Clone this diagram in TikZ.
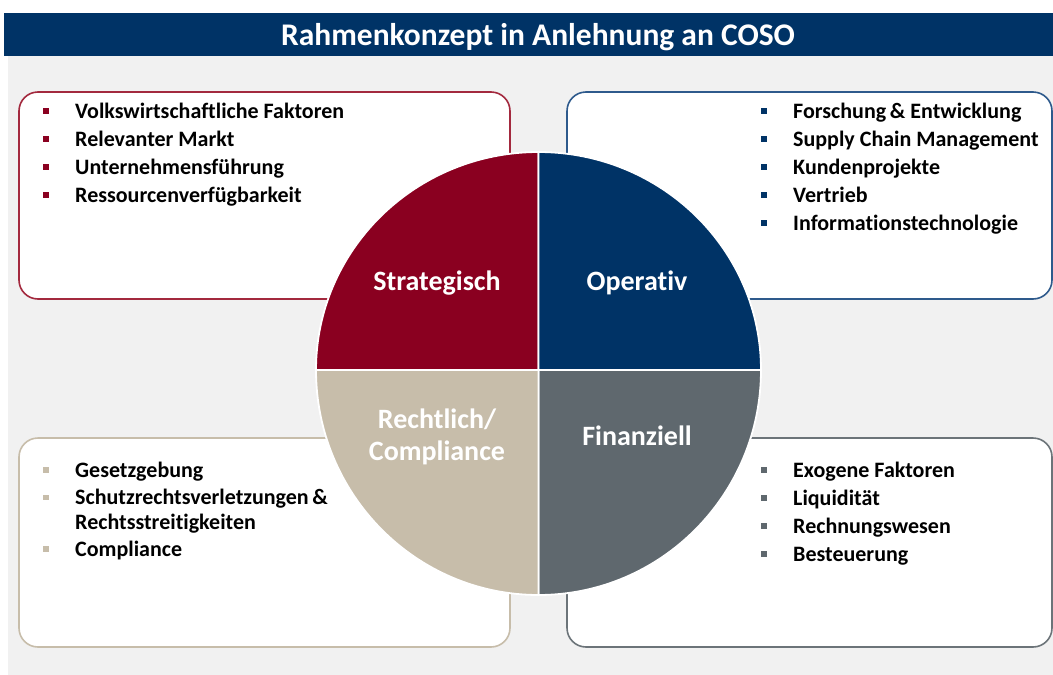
\documentclass[tikz,border=0pt]{standalone}
\usepackage{fontspec}
\setmainfont{Carlito}[Ligatures=NoCommon]
\begin{document}
\begin{tikzpicture}[x=1pt,y=-1pt,
  catbox/.style={draw=#1,line width=1.6pt,fill=white,rounded corners=19pt},
  quad/.style={fill=#1,draw=white,line width=1.8pt},
  qlabel/.style={text=white,font=\bfseries\fontsize{28}{32}\selectfont,align=center},
  item/.style={anchor=base west,inner sep=0pt,font=\bfseries\fontsize{22}{26}\selectfont,text=black},
  sq/.style={fill=#1,minimum size=5.5pt,inner sep=0pt}]
\definecolor{navy}{HTML}{003366}
\definecolor{wine}{HTML}{8A0020}
\definecolor{wineline}{HTML}{A3293E}
\definecolor{navyline}{HTML}{2E5A8C}
\definecolor{sand}{HTML}{C7BDAA}
\definecolor{slate}{HTML}{5F686E}
\definecolor{slateline}{HTML}{6C7479}
\definecolor{pale}{HTML}{F1F1F1}

\useasboundingbox (0,0) rectangle (1053,675);
\fill[white] (0,0) rectangle (1053,675);
% backdrop and title banner
\fill[pale] (8,56) rectangle (1053,675);
\fill[navy] (4,12.5) rectangle (1053,56);
\node[text=white,font=\bfseries\fontsize{31.5}{36}\selectfont,anchor=base] (title) at (538,45) {Rahmenkonzept in Anlehnung an COSO};

% four category boxes
\draw[catbox=wineline] (19,92) rectangle (510,299);
\draw[catbox=navyline] (567,92) rectangle (1052,299);
\draw[catbox=sand] (19,438) rectangle (510,647);
\draw[catbox=slateline] (567,438) rectangle (1052,647);

% quartered disc (y axis points down, so 270 degrees is straight up)
\coordinate (c) at (538.5,370);
\draw[quad=wine] (c) -- ++(-222.5,0) arc[start angle=180,end angle=270,x radius=222.5,y radius=218] -- cycle;
\draw[quad=navy] (c) -- ++(0,-218) arc[start angle=270,end angle=360,x radius=222.5,y radius=218] -- cycle;
\draw[quad=slate] (c) -- ++(222.5,0) arc[start angle=0,end angle=90,x radius=222.5,y radius=225] -- cycle;
\draw[quad=sand] (c) -- ++(0,225) arc[start angle=90,end angle=180,x radius=222.5,y radius=225] -- cycle;

\node[qlabel] (strat) at (437,283) {Strategisch};
\node[qlabel] (oper) at (637,283) {Operativ};
\node[qlabel] (recht) at (437,437) {Rechtlich/\\Compliance};
\node[qlabel] (fin) at (637,436) {Finanziell};

% Strategisch items
\foreach \t [count=\i] in {Volkswirtschaftliche Faktoren,Relevanter Markt,Unternehmensführung,Ressourcenverfügbarkeit}{
  \node[sq=wine] (sb\i) at (46,{118+28*(\i-1)-7}) {};
  \node[item] (st\i) at (75,{118+28*(\i-1)}) {\t};
}
% Operativ items
\foreach \t [count=\i] in {Forschung\,\& Entwicklung,Supply Chain Management,Kundenprojekte,Vertrieb,Informationstechnologie}{
  \node[sq=navy] (ob\i) at (764,{118+28*(\i-1)-7}) {};
  \node[item] (ot\i) at (793,{118+28*(\i-1)}) {\t};
}
% Rechtlich items
\node[sq=sand] (rb1) at (46,470) {};
\node[item] (rt1) at (75,477) {Gesetzgebung};
\node[sq=sand] (rb2) at (46,497.5) {};
\node[item] (rt2) at (75,504.5) {Schutzrechtsverletzungen\,\&};
\node[item] (rt3) at (75,529) {Rechtsstreitigkeiten};
\node[sq=sand] (rb3) at (46,549) {};
\node[item] (rt4) at (75,556) {Compliance};
% Finanziell items
\foreach \t [count=\i] in {Exogene Faktoren,Liquidität,Rechnungswesen,Besteuerung}{
  \node[sq=slate] (fb\i) at (764,{477+28*(\i-1)-7}) {};
  \node[item] (ft\i) at (793,{477+28*(\i-1)}) {\t};
}
\end{tikzpicture}
\end{document}
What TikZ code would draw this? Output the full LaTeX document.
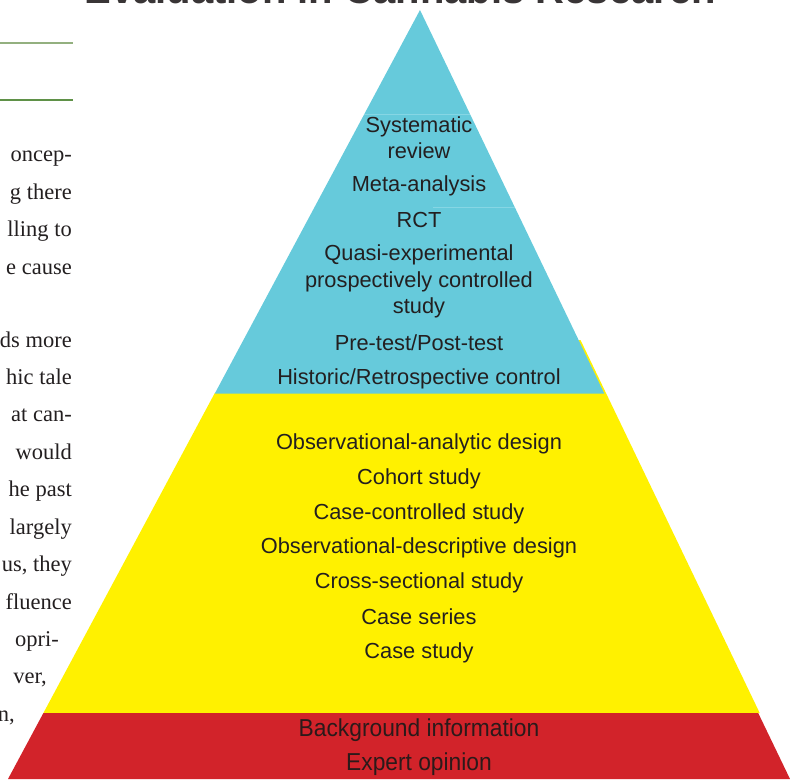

-------------------------

Task directions -> Print out the lines exactly, skipping any picture.

Answer to the problem ->
Clone this diagram in TikZ.
\documentclass[tikz,border=0pt]{standalone}
\usepackage{fontspec}
\setmainfont{Carlito}[Ligatures=NoCommon]
\begin{document}
\begin{tikzpicture}[x=1pt,y=-1pt,
  catbox/.style={draw=#1,line width=1.6pt,fill=white,rounded corners=19pt},
  quad/.style={fill=#1,draw=white,line width=1.8pt},
  qlabel/.style={text=white,font=\bfseries\fontsize{28}{32}\selectfont,align=center},
  item/.style={anchor=base west,inner sep=0pt,font=\bfseries\fontsize{22}{26}\selectfont,text=black},
  sq/.style={fill=#1,minimum size=5.5pt,inner sep=0pt}]
\definecolor{navy}{HTML}{003366}
\definecolor{wine}{HTML}{8A0020}
\definecolor{wineline}{HTML}{A3293E}
\definecolor{navyline}{HTML}{2E5A8C}
\definecolor{sand}{HTML}{C7BDAA}
\definecolor{slate}{HTML}{5F686E}
\definecolor{slateline}{HTML}{6C7479}
\definecolor{pale}{HTML}{F1F1F1}

\useasboundingbox (0,0) rectangle (1053,675);
\fill[white] (0,0) rectangle (1053,675);
% backdrop and title banner
\fill[pale] (8,56) rectangle (1053,675);
\fill[navy] (4,12.5) rectangle (1053,56);
\node[text=white,font=\bfseries\fontsize{31.5}{36}\selectfont,anchor=base] (title) at (538,45) {Rahmenkonzept in Anlehnung an COSO};

% four category boxes
\draw[catbox=wineline] (19,92) rectangle (510,299);
\draw[catbox=navyline] (567,92) rectangle (1052,299);
\draw[catbox=sand] (19,438) rectangle (510,647);
\draw[catbox=slateline] (567,438) rectangle (1052,647);

% quartered disc (y axis points down, so 270 degrees is straight up)
\coordinate (c) at (538.5,370);
\draw[quad=wine] (c) -- ++(-222.5,0) arc[start angle=180,end angle=270,x radius=222.5,y radius=218] -- cycle;
\draw[quad=navy] (c) -- ++(0,-218) arc[start angle=270,end angle=360,x radius=222.5,y radius=218] -- cycle;
\draw[quad=slate] (c) -- ++(222.5,0) arc[start angle=0,end angle=90,x radius=222.5,y radius=225] -- cycle;
\draw[quad=sand] (c) -- ++(0,225) arc[start angle=90,end angle=180,x radius=222.5,y radius=225] -- cycle;

\node[qlabel] (strat) at (437,283) {Strategisch};
\node[qlabel] (oper) at (637,283) {Operativ};
\node[qlabel] (recht) at (437,437) {Rechtlich/\\Compliance};
\node[qlabel] (fin) at (637,436) {Finanziell};

% Strategisch items
\foreach \t [count=\i] in {Volkswirtschaftliche Faktoren,Relevanter Markt,Unternehmensführung,Ressourcenverfügbarkeit}{
  \node[sq=wine] (sb\i) at (46,{118+28*(\i-1)-7}) {};
  \node[item] (st\i) at (75,{118+28*(\i-1)}) {\t};
}
% Operativ items
\foreach \t [count=\i] in {Forschung\,\& Entwicklung,Supply Chain Management,Kundenprojekte,Vertrieb,Informationstechnologie}{
  \node[sq=navy] (ob\i) at (764,{118+28*(\i-1)-7}) {};
  \node[item] (ot\i) at (793,{118+28*(\i-1)}) {\t};
}
% Rechtlich items
\node[sq=sand] (rb1) at (46,470) {};
\node[item] (rt1) at (75,477) {Gesetzgebung};
\node[sq=sand] (rb2) at (46,497.5) {};
\node[item] (rt2) at (75,504.5) {Schutzrechtsverletzungen\,\&};
\node[item] (rt3) at (75,529) {Rechtsstreitigkeiten};
\node[sq=sand] (rb3) at (46,549) {};
\node[item] (rt4) at (75,556) {Compliance};
% Finanziell items
\foreach \t [count=\i] in {Exogene Faktoren,Liquidität,Rechnungswesen,Besteuerung}{
  \node[sq=slate] (fb\i) at (764,{477+28*(\i-1)-7}) {};
  \node[item] (ft\i) at (793,{477+28*(\i-1)}) {\t};
}
\end{tikzpicture}
\end{document}
What TikZ code would draw this? Output the full LaTeX document.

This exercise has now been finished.